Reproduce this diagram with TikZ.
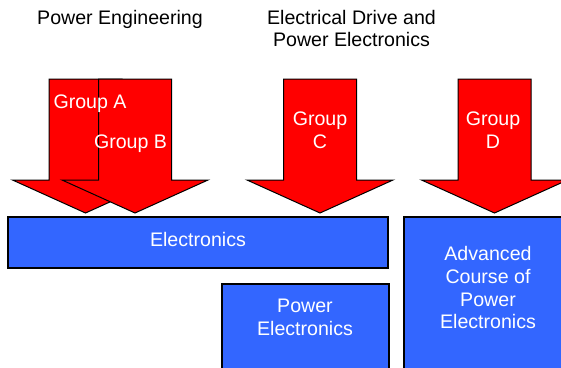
\documentclass[tikz,border=0pt]{standalone}
\usepackage{fontspec}
\setmainfont{Liberation Sans}
\definecolor{boxblue}{RGB}{51,102,255}
\definecolor{arrred}{RGB}{255,0,0}
\begin{document}
\begin{tikzpicture}[x=1pt,y=-1pt,
  bigarrow/.style={fill=arrred,draw=black,line width=1pt,line join=miter},
  bluebox/.style={fill=boxblue,draw=black,line width=1.4pt},
  lbl/.style={font=\fontsize{19.6}{22.6}\selectfont,align=center,anchor=base,inner sep=0pt},
  wlbl/.style={lbl,text=white}]
\useasboundingbox (0,0) rectangle (561,367);
\newcommand{\grparrow}[1]{%
  \draw[bigarrow] (#1-36.5,79) -- (#1+36.5,79) -- (#1+36.5,180) -- (#1+73,180)
    -- (#1,213) -- (#1-73,180) -- (#1-36.5,180) -- cycle;}
\begin{scope}
\clip (0,0) rectangle (561,367);
\grparrow{85.5}
\grparrow{135}
\grparrow{320}
\grparrow{494.5}
\draw[bluebox] (8,217) rectangle (388,268);
\draw[bluebox] (222,284) rectangle (389,372);
\draw[bluebox] (404,217) rectangle (570,372);
\end{scope}
\node[lbl] (pe) at (120,24) {Power Engineering};
\node[lbl] (ed) at (351.5,46.7) {Electrical Drive and\\Power Electronics};
\node[wlbl] (ga) at (90,108) {Group A};
\node[wlbl] (gb) at (130.5,148) {Group B};
\node[wlbl] (gc) at (320,148) {Group\\C};
\node[wlbl] (gd) at (493,148) {Group\\D};
\node[wlbl] (el) at (198,246) {Electronics};
\node[wlbl] (pel) at (305,335) {Power\\Electronics};
\node[wlbl] (adv) at (488,328.6) {Advanced\\Course of\\Power\\Electronics};
\end{tikzpicture}
\end{document}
◆ ◆ ◆
» **WHAT YOU ARE ASKED TO DO**: Word for word, quote the full listing, omitting every picture.

» **COMPLETED EXERCISE**:
Reproduce this diagram with TikZ.
\documentclass[tikz,border=0pt]{standalone}
\usepackage{fontspec}
\setmainfont{Liberation Sans}
\definecolor{boxblue}{RGB}{51,102,255}
\definecolor{arrred}{RGB}{255,0,0}
\begin{document}
\begin{tikzpicture}[x=1pt,y=-1pt,
  bigarrow/.style={fill=arrred,draw=black,line width=1pt,line join=miter},
  bluebox/.style={fill=boxblue,draw=black,line width=1.4pt},
  lbl/.style={font=\fontsize{19.6}{22.6}\selectfont,align=center,anchor=base,inner sep=0pt},
  wlbl/.style={lbl,text=white}]
\useasboundingbox (0,0) rectangle (561,367);
\newcommand{\grparrow}[1]{%
  \draw[bigarrow] (#1-36.5,79) -- (#1+36.5,79) -- (#1+36.5,180) -- (#1+73,180)
    -- (#1,213) -- (#1-73,180) -- (#1-36.5,180) -- cycle;}
\begin{scope}
\clip (0,0) rectangle (561,367);
\grparrow{85.5}
\grparrow{135}
\grparrow{320}
\grparrow{494.5}
\draw[bluebox] (8,217) rectangle (388,268);
\draw[bluebox] (222,284) rectangle (389,372);
\draw[bluebox] (404,217) rectangle (570,372);
\end{scope}
\node[lbl] (pe) at (120,24) {Power Engineering};
\node[lbl] (ed) at (351.5,46.7) {Electrical Drive and\\Power Electronics};
\node[wlbl] (ga) at (90,108) {Group A};
\node[wlbl] (gb) at (130.5,148) {Group B};
\node[wlbl] (gc) at (320,148) {Group\\C};
\node[wlbl] (gd) at (493,148) {Group\\D};
\node[wlbl] (el) at (198,246) {Electronics};
\node[wlbl] (pel) at (305,335) {Power\\Electronics};
\node[wlbl] (adv) at (488,328.6) {Advanced\\Course of\\Power\\Electronics};
\end{tikzpicture}
\end{document}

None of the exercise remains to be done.